>> start

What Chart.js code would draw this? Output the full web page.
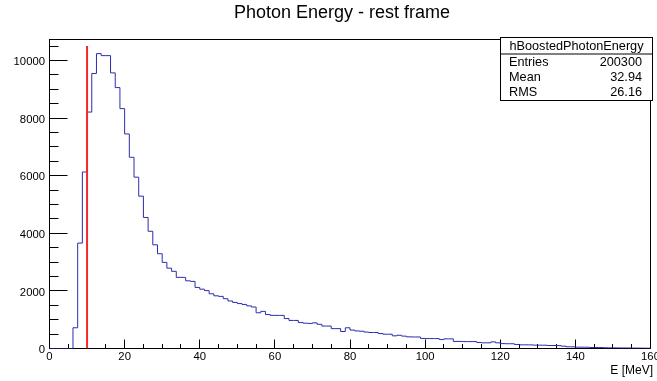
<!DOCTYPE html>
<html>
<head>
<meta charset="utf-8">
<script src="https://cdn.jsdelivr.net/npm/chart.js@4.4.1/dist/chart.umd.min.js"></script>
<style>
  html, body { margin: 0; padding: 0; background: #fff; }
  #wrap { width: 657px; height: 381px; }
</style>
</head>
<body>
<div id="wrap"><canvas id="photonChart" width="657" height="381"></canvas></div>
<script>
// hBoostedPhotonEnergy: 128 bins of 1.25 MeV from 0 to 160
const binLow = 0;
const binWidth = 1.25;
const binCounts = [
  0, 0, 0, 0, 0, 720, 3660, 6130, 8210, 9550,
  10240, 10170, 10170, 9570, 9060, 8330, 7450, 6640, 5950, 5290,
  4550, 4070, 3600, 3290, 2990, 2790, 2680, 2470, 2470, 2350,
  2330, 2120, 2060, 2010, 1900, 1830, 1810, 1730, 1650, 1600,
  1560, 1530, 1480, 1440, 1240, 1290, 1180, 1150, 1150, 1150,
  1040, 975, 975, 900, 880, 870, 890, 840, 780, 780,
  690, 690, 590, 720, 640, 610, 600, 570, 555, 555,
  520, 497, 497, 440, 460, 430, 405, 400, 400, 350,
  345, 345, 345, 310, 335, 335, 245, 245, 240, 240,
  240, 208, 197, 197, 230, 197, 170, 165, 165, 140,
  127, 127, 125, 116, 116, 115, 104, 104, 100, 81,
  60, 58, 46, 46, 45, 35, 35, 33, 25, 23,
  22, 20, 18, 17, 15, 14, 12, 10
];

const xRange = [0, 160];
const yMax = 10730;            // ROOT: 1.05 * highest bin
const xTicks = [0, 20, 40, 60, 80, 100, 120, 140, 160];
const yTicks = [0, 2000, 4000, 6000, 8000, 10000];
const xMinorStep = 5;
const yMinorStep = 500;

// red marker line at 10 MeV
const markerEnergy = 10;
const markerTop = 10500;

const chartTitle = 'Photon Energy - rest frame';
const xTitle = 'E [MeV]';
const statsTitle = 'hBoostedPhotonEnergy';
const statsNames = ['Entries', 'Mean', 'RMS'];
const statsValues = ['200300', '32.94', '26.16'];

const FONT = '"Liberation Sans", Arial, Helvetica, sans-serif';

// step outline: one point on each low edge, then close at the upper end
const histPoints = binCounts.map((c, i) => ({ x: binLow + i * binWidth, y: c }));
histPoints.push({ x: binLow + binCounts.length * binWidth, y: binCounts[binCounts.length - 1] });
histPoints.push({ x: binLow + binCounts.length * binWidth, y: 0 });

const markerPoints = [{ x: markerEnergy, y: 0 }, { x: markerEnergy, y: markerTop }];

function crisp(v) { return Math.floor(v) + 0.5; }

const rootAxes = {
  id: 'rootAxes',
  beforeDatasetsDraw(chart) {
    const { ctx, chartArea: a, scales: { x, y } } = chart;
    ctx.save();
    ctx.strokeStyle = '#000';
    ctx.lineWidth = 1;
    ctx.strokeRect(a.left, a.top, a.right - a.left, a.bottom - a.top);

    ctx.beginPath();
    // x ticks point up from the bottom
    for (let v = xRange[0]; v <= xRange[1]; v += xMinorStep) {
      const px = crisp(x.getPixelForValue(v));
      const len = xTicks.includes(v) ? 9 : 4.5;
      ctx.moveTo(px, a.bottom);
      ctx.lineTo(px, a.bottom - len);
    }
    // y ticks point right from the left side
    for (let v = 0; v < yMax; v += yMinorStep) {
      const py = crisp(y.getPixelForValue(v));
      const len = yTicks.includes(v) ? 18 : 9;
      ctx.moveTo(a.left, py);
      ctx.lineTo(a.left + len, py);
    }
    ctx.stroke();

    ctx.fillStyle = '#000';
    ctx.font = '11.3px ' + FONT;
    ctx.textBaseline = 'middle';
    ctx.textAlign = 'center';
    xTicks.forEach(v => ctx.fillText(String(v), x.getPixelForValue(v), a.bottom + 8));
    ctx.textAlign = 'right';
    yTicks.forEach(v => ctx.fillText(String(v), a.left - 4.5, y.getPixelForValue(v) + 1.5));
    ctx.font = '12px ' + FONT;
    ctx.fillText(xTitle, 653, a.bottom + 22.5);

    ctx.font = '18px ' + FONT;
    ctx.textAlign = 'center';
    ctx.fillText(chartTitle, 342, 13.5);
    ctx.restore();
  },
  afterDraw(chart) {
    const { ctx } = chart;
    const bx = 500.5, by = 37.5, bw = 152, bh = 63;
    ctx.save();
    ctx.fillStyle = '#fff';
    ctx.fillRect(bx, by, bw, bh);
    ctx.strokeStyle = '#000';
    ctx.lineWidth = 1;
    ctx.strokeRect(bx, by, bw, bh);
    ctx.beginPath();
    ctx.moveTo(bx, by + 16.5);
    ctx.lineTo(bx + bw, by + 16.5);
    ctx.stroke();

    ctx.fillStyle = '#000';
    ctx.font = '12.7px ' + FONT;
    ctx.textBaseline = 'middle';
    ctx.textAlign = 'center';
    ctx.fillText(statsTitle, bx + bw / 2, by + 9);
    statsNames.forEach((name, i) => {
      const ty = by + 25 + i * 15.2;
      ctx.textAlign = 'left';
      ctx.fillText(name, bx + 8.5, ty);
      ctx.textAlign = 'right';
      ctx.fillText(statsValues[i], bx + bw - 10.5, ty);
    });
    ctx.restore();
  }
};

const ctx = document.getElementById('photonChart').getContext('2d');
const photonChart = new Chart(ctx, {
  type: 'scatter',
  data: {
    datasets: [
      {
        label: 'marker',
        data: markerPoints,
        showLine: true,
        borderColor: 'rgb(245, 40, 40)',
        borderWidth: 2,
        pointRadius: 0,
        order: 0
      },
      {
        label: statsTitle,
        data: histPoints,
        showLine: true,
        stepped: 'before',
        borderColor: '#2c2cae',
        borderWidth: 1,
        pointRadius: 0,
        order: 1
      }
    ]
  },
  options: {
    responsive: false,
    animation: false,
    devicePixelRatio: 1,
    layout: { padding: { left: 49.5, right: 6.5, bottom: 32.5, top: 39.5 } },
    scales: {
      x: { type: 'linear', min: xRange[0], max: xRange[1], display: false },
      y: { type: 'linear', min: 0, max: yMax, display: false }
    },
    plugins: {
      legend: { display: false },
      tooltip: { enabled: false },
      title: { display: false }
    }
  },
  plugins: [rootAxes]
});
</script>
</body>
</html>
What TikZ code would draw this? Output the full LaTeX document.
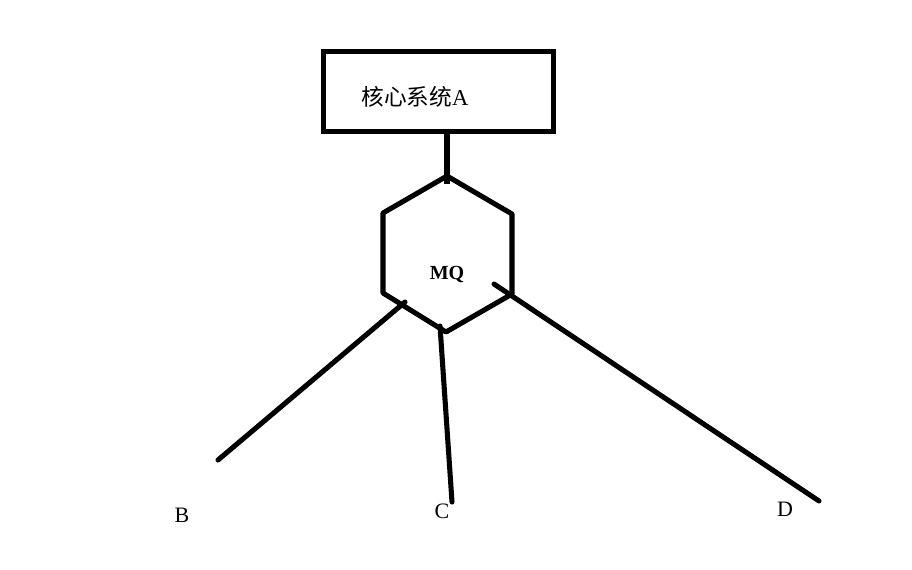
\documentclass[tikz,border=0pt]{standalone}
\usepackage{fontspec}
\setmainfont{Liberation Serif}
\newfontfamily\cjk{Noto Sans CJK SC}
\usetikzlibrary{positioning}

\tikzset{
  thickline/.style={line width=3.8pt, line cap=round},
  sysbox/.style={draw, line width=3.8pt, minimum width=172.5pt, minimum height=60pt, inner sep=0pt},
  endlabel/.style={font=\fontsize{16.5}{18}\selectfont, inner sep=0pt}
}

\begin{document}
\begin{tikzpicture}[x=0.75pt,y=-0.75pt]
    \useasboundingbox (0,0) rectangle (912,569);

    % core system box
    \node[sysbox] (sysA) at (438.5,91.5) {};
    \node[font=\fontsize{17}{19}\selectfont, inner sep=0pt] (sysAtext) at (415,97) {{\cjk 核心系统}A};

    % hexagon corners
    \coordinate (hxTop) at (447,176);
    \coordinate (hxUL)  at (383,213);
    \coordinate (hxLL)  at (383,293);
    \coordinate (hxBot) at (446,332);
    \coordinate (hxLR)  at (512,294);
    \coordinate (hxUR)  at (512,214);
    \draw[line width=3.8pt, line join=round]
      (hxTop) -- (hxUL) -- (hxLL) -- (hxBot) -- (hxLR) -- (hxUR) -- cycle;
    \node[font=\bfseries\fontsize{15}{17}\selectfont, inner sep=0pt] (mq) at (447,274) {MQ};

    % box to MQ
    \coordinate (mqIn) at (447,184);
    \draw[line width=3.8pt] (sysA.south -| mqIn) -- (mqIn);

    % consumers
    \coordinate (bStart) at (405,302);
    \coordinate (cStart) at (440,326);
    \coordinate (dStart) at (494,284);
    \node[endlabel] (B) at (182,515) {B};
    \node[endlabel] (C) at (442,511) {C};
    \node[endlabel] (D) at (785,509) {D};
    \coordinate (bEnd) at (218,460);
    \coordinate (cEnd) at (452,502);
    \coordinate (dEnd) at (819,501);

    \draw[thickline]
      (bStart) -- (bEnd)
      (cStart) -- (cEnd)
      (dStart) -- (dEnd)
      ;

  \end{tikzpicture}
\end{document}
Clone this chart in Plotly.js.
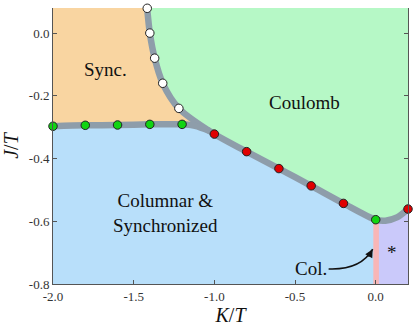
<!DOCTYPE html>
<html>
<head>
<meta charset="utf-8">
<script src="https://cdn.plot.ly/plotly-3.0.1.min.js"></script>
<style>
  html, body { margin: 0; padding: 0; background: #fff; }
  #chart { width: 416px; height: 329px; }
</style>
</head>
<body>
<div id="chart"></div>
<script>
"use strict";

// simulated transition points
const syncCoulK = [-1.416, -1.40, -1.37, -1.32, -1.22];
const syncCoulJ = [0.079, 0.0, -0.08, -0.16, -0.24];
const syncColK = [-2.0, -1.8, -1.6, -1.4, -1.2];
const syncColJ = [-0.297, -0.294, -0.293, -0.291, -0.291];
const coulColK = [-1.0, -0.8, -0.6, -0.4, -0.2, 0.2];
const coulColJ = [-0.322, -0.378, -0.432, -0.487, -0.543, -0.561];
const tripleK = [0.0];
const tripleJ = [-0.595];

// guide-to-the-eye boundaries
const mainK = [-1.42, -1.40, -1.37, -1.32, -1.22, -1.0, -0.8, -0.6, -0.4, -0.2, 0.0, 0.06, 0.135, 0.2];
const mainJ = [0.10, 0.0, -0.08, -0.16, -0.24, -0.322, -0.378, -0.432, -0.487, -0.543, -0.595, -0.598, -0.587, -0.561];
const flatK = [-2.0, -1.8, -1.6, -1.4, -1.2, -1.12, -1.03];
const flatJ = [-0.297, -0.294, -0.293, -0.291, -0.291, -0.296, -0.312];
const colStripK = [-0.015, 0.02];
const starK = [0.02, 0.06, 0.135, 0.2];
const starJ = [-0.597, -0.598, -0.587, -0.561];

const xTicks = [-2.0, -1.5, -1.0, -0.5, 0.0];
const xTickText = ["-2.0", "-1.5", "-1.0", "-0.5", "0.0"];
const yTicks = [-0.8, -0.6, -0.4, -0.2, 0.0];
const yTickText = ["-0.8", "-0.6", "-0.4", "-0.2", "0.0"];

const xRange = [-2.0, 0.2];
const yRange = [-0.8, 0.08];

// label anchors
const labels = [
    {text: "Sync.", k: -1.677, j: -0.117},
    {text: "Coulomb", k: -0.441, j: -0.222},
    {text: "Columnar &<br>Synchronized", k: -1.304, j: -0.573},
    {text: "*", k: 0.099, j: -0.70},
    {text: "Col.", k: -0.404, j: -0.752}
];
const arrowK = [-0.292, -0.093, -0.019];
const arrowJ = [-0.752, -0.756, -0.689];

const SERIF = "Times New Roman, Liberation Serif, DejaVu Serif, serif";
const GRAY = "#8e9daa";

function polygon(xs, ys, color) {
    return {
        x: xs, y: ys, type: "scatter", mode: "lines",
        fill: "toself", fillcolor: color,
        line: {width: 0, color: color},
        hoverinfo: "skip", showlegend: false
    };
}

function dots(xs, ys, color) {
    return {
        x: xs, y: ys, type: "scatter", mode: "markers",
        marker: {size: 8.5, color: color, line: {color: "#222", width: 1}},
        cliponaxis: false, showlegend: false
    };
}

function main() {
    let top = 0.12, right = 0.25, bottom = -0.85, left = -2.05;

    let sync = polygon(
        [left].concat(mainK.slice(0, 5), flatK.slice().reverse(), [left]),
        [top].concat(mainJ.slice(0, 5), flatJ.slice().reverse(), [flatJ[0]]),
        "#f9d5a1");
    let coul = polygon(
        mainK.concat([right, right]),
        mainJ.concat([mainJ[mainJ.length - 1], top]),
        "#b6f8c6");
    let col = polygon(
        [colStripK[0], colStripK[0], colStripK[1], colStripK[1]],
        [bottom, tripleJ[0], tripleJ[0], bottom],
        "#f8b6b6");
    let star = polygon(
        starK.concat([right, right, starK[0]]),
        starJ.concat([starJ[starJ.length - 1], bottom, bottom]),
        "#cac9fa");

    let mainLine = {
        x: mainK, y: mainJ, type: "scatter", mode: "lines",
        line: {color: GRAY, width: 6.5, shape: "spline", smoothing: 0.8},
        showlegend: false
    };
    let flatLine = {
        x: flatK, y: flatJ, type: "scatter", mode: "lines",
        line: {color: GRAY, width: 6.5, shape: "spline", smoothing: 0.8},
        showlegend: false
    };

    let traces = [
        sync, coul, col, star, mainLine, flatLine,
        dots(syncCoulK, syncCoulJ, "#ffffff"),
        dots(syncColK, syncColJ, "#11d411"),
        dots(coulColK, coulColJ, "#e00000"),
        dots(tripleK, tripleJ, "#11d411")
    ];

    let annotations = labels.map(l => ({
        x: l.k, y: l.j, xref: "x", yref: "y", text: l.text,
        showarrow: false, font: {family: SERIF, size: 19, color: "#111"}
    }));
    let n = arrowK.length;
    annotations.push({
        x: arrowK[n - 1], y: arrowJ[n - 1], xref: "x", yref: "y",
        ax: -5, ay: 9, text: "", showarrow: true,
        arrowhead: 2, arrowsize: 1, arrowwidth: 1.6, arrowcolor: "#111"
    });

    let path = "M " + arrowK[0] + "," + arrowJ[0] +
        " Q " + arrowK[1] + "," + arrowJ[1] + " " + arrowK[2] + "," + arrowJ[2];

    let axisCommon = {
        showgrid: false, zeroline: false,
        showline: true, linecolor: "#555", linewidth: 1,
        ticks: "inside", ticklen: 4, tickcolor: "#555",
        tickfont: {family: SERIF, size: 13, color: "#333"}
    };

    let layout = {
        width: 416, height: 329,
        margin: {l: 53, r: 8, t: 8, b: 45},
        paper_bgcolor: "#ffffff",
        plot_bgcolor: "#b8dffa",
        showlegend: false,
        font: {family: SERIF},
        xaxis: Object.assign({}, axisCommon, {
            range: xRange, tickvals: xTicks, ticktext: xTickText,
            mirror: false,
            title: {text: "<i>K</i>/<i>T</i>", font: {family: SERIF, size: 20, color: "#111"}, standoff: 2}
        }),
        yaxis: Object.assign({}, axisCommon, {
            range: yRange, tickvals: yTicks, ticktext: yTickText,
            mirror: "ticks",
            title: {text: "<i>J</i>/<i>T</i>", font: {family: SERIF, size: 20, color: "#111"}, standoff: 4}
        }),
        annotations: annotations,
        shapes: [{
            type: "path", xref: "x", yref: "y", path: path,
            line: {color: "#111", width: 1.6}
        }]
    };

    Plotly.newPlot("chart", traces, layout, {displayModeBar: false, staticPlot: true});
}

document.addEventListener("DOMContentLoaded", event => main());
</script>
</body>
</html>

>> end

### Written request
Everything from the first line of the listing above through the line that contains "const yMinorStep = 500;" is to be restated word for word, minus the pictures.

### Solution for this problem
What Chart.js code would draw this? Output the full web page.
<!DOCTYPE html>
<html>
<head>
<meta charset="utf-8">
<script src="https://cdn.jsdelivr.net/npm/chart.js@4.4.1/dist/chart.umd.min.js"></script>
<style>
  html, body { margin: 0; padding: 0; background: #fff; }
  #wrap { width: 657px; height: 381px; }
</style>
</head>
<body>
<div id="wrap"><canvas id="photonChart" width="657" height="381"></canvas></div>
<script>
// hBoostedPhotonEnergy: 128 bins of 1.25 MeV from 0 to 160
const binLow = 0;
const binWidth = 1.25;
const binCounts = [
  0, 0, 0, 0, 0, 720, 3660, 6130, 8210, 9550,
  10240, 10170, 10170, 9570, 9060, 8330, 7450, 6640, 5950, 5290,
  4550, 4070, 3600, 3290, 2990, 2790, 2680, 2470, 2470, 2350,
  2330, 2120, 2060, 2010, 1900, 1830, 1810, 1730, 1650, 1600,
  1560, 1530, 1480, 1440, 1240, 1290, 1180, 1150, 1150, 1150,
  1040, 975, 975, 900, 880, 870, 890, 840, 780, 780,
  690, 690, 590, 720, 640, 610, 600, 570, 555, 555,
  520, 497, 497, 440, 460, 430, 405, 400, 400, 350,
  345, 345, 345, 310, 335, 335, 245, 245, 240, 240,
  240, 208, 197, 197, 230, 197, 170, 165, 165, 140,
  127, 127, 125, 116, 116, 115, 104, 104, 100, 81,
  60, 58, 46, 46, 45, 35, 35, 33, 25, 23,
  22, 20, 18, 17, 15, 14, 12, 10
];

const xRange = [0, 160];
const yMax = 10730;            // ROOT: 1.05 * highest bin
const xTicks = [0, 20, 40, 60, 80, 100, 120, 140, 160];
const yTicks = [0, 2000, 4000, 6000, 8000, 10000];
const xMinorStep = 5;
const yMinorStep = 500;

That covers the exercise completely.